4月20日、ワシントン大学ミーニーホールにて、日本舞踊家で文化庁文化交流使の藤間蘭黄(ふじまらんこう)氏が、歌舞伎研究家・翻訳者のマーク大島氏と共に講演会を開催した。同イベントは三菱商事レクチャーシリーズとして、在シアトル日本国総領事館との共催によって実現したもの。
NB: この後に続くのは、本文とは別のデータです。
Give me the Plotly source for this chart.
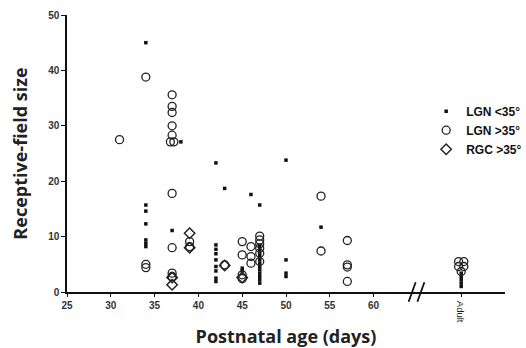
import plotly.graph_objects as go

# LGN <35 deg (filled small squares)
lgn_small_x = [34, 34, 34, 34, 34, 34, 34,
               37, 38,
               42, 42, 42, 42, 42, 42, 42, 42, 42,
               43, 45, 45, 46,
               47, 47, 47, 47, 47, 47, 47, 47, 47, 47, 47, 47, 47,
               50, 50, 50, 50,
               54,
               70, 70, 70, 70, 70]
lgn_small_y = [45.0, 15.7, 14.6, 12.3, 9.4, 8.8, 8.2,
               11.1, 27.1,
               23.3, 8.5, 7.7, 6.9, 5.8, 4.6, 3.8, 2.5, 1.9,
               18.7, 4.3, 3.8, 17.6,
               15.7, 8.2, 7.6, 7.0, 6.4, 5.8, 5.2, 4.6, 4.0, 3.4, 2.8, 2.2, 1.6,
               23.8, 5.8, 3.4, 2.8,
               11.7,
               3.4, 2.8, 2.2, 1.6, 1.0]

# LGN >35 deg (open circles)
lgn_large_x = [31,
               34, 34, 34,
               37, 37, 37, 37, 37, 36.8, 37.2, 37, 37, 37, 37,
               39, 39,
               43,
               45, 45, 45, 45,
               46, 46, 46,
               47, 47, 47, 47, 47, 47,
               54, 54,
               57, 57, 57, 57,
               69.7, 70.3, 69.7, 70.3, 70.0]
lgn_large_y = [27.5,
               38.8, 5.0, 4.4,
               35.6, 33.5, 32.4, 30.0, 28.3, 27.1, 27.1, 17.8, 8.0, 3.4, 2.8,
               9.1, 8.2,
               4.9,
               9.1, 6.7, 3.1, 2.4,
               8.2, 6.4, 5.2,
               10.1, 9.4, 8.7, 7.9, 7.0, 5.5,
               17.3, 7.4,
               9.3, 4.9, 4.5, 1.9,
               5.5, 5.5, 4.6, 4.6, 3.7]

# RGC >35 deg (open diamonds)
rgc_x = [37, 37, 39, 39, 43, 45]
rgc_y = [1.3, 2.6, 10.6, 8.0, 4.8, 2.6]

x_tickvals = [25, 30, 35, 40, 45, 50, 55, 60, 70]
x_ticktext = ["25", "30", "35", "40", "45", "50", "55", "60", ""]
y_tickvals = [0, 10, 20, 30, 40, 50]

tick_font = dict(family="Liberation Sans, Arial", size=10, color="#333", weight="bold")
title_font = dict(family="Open Sans", size=18, color="#222", weight="bold")

fig = go.Figure()
fig.add_trace(go.Scatter(x=lgn_small_x, y=lgn_small_y, mode="markers", name="LGN <35°",
                         marker=dict(symbol="square", size=3.5, color="#111")))
fig.add_trace(go.Scatter(x=lgn_large_x, y=lgn_large_y, mode="markers", name="LGN >35°",
                         marker=dict(symbol="circle-open", size=8, color="#222",
                                     line=dict(width=1.3, color="#222"))))
fig.add_trace(go.Scatter(x=rgc_x, y=rgc_y, mode="markers", name="RGC >35°",
                         marker=dict(symbol="diamond-open", size=8, color="#222",
                                     line=dict(width=1.5, color="#222"))))

# axis break marks
for xb in (64.4, 65.4):
    fig.add_shape(type="line", xref="x", yref="paper", x0=xb - 0.4, x1=xb + 0.4,
                  y0=-0.035, y1=0.035, line=dict(color="#111", width=1.8))

fig.add_annotation(x=70, y=0, xref="x", yref="paper", yshift=-7, text="Adult",
                   textangle=90, showarrow=False, yanchor="top",
                   font=dict(family="Liberation Sans, Arial", size=9.5, color="#222"))

fig.update_layout(
    width=526, height=348,
    margin=dict(l=67, r=21, t=15, b=56, autoexpand=False),
    paper_bgcolor="white", plot_bgcolor="white",
    showlegend=True,
    legend=dict(x=0.82, y=0.705, xanchor="left", yanchor="top",
                font=dict(family="Liberation Sans, Arial", size=12, color="#111", weight="bold"),
                bgcolor="rgba(0,0,0,0)", tracegroupgap=0, itemsizing="trace",
                itemwidth=30),
    xaxis=dict(range=[25, 75], tickvals=x_tickvals, ticktext=x_ticktext,
               showline=True, linecolor="#111", linewidth=1.5, showgrid=False, zeroline=False,
               ticks="outside", ticklen=3, tickcolor="#111", tickfont=tick_font,
               title=dict(text="Postnatal age (days)", font=title_font, standoff=23)),
    yaxis=dict(range=[0, 50], tickvals=y_tickvals,
               showline=True, linecolor="#111", linewidth=1.5, showgrid=False, zeroline=False,
               ticks="outside", ticklen=4, tickcolor="#111", tickfont=tick_font,
               title=dict(text="Receptive-field size", font=title_font, standoff=16)),
)

fig.write_html("out.html")
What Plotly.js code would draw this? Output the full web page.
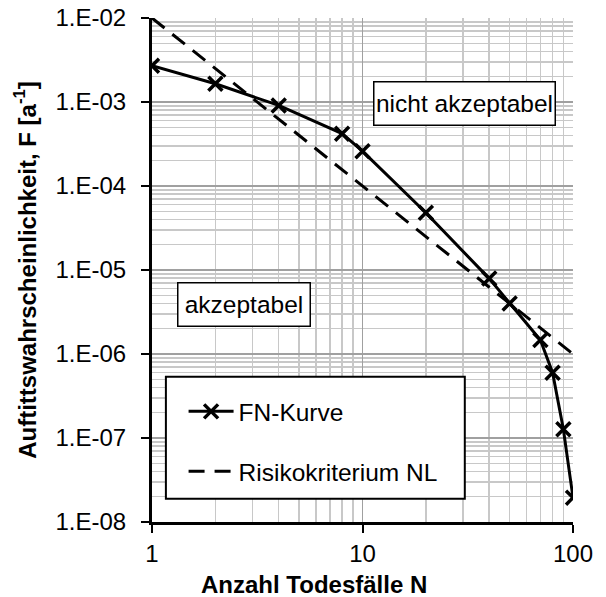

満席になった会場では、『山帰り』と東明流『都鳥』の二つの演目が披露された。『山帰り』は、江戸時代に若い男性の間で流行した「大山詣(おおやままいり)」を題材にしている。色鮮やかな小道具と衣装で登場した蘭黄氏が、大山詣をする火消しを演じた。東明流『都鳥』は、伊勢物語で京から左遷された在原業平が詠んだ「都鳥の歌」をもとに懐古する哀愁の物語だ。蘭黄氏はシンプルな袴と扇子で「素踊り」を魅せた。

▲傀儡師

各演目の前には、歌舞伎研究家・翻訳者のマーク大島氏の解説に合わせて、蘭黄氏が日本舞踊の動きを実演した。「日本でも海外でも、歌詞や物語を体現する上で、ひとつひとつの動きを丁寧に、大きく表現することで観客に伝わりやすくなるように心がけている」と蘭黄氏は言う。本公演では傀儡師(かいらいし)の一部を、蘭黄氏の舞に、大島氏の英語歌詞による三味線演奏をあわせるという初の試みもあった。伝統芸能を日本国外へ伝えている二人のこの共演に、観客も大いに沸いた。

▲都鳥

日本舞踊では、男性が女役を演じることもあれば、その逆もあり、話の途中で演じる性別が変わることもある。幼いころから男役も女役も演じ、それぞれの所作を習ってきた蘭黄氏は、容易に男女の演じ分けができるという。本公演の『山帰り』と『都鳥』でも、男役と女役の入れ替わりを見ることができた。演者が一人という空間で役を演じ分け、観客を物語に引き込む表現力と存在感は圧巻であった。